_Exercise aim_
Find every line with the word "chart". Copy those lines.

_Recorded data_
___

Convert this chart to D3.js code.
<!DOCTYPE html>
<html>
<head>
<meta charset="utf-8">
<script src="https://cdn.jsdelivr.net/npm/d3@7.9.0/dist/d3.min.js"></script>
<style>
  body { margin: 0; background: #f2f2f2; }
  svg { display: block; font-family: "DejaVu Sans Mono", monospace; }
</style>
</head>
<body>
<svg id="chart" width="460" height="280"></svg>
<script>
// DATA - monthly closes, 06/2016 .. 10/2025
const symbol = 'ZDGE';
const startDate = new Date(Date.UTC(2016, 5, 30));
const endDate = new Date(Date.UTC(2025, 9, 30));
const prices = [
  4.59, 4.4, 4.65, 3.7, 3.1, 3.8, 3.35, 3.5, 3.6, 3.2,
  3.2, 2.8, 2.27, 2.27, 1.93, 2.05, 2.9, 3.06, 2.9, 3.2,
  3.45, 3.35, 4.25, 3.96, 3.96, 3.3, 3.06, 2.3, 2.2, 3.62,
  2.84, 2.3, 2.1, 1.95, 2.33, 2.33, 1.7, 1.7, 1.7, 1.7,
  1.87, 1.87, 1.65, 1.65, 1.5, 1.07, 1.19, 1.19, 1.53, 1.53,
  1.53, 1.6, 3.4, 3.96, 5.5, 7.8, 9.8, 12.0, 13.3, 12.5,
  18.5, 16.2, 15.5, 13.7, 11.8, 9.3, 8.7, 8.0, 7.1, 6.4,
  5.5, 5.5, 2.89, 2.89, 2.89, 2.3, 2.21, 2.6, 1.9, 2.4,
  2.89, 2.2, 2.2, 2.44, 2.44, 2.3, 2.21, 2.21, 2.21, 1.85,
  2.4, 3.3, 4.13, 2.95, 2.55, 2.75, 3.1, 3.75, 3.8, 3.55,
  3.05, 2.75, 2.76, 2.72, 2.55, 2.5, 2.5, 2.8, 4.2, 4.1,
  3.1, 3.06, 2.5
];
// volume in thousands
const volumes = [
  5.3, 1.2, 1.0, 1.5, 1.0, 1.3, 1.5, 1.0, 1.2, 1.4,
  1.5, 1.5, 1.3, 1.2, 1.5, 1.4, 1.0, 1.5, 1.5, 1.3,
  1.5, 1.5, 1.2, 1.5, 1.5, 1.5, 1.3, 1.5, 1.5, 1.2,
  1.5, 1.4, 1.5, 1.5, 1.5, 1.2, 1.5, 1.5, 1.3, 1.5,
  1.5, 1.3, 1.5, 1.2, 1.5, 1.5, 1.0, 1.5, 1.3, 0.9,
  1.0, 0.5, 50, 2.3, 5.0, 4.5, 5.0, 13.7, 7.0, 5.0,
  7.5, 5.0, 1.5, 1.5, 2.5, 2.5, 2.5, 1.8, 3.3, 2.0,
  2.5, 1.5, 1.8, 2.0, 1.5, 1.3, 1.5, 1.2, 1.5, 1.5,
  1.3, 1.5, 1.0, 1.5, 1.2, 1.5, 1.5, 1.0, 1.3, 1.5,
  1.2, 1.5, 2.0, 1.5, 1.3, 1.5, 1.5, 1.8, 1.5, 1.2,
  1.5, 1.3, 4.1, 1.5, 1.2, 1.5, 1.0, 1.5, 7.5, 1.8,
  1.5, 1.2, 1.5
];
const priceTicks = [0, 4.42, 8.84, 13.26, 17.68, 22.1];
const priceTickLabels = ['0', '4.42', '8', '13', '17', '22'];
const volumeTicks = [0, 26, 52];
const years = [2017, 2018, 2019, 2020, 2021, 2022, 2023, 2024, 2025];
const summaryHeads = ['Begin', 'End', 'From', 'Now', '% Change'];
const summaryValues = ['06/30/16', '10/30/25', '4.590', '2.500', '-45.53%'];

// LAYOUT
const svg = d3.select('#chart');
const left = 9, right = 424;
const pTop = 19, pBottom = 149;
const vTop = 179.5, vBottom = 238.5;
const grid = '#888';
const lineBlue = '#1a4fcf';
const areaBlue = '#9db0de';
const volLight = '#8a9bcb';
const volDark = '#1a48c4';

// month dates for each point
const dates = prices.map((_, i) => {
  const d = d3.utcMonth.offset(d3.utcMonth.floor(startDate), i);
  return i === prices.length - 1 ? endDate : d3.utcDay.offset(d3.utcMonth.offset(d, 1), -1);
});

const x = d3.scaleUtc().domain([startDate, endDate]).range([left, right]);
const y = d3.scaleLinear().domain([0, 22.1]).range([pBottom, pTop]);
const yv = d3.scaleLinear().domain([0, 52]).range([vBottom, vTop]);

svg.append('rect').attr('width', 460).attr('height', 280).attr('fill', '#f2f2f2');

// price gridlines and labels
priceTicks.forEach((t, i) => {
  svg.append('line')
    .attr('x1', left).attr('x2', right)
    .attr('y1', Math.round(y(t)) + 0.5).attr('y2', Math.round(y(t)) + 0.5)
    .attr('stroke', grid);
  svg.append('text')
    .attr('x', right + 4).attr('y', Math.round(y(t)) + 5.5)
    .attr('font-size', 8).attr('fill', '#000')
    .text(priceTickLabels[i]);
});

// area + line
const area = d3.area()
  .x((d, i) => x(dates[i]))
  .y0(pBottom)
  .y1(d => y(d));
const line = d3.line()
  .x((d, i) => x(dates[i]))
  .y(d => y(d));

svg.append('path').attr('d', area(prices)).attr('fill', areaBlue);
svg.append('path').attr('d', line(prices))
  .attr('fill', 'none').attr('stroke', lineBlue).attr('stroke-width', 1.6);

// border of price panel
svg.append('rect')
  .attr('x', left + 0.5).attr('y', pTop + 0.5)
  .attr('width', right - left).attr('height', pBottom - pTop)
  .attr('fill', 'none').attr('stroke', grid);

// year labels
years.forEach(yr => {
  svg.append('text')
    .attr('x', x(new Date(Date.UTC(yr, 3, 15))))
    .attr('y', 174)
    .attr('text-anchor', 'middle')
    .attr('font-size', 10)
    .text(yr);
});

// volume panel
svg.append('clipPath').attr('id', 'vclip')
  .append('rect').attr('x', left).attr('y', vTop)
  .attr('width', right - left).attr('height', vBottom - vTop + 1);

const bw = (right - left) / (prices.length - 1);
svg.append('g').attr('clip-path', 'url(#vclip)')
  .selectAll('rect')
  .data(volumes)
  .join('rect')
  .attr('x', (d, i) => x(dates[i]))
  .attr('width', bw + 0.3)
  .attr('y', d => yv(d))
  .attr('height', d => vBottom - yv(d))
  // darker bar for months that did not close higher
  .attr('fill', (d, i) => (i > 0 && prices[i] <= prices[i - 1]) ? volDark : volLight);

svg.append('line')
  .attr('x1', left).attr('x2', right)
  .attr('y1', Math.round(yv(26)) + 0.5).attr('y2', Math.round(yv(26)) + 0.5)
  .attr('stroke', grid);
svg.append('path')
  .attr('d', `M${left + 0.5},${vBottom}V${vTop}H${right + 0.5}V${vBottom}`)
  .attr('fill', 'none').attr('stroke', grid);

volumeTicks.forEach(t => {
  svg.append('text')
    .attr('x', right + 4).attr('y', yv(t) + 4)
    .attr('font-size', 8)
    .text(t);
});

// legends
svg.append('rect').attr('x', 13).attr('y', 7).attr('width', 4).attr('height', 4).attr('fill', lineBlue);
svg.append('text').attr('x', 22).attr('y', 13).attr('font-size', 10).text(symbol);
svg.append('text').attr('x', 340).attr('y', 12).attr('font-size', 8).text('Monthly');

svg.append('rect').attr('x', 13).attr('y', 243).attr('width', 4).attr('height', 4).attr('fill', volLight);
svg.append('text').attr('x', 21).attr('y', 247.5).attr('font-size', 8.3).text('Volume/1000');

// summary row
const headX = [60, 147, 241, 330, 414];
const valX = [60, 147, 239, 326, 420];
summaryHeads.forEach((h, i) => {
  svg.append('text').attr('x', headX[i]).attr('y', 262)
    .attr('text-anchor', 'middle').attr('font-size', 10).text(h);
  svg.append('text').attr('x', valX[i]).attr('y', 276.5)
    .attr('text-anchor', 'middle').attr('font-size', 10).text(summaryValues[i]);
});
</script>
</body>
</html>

___

_Exercise response_
Convert this chart to D3.js code.
<svg id="chart" width="460" height="280"></svg>
const svg = d3.select('#chart');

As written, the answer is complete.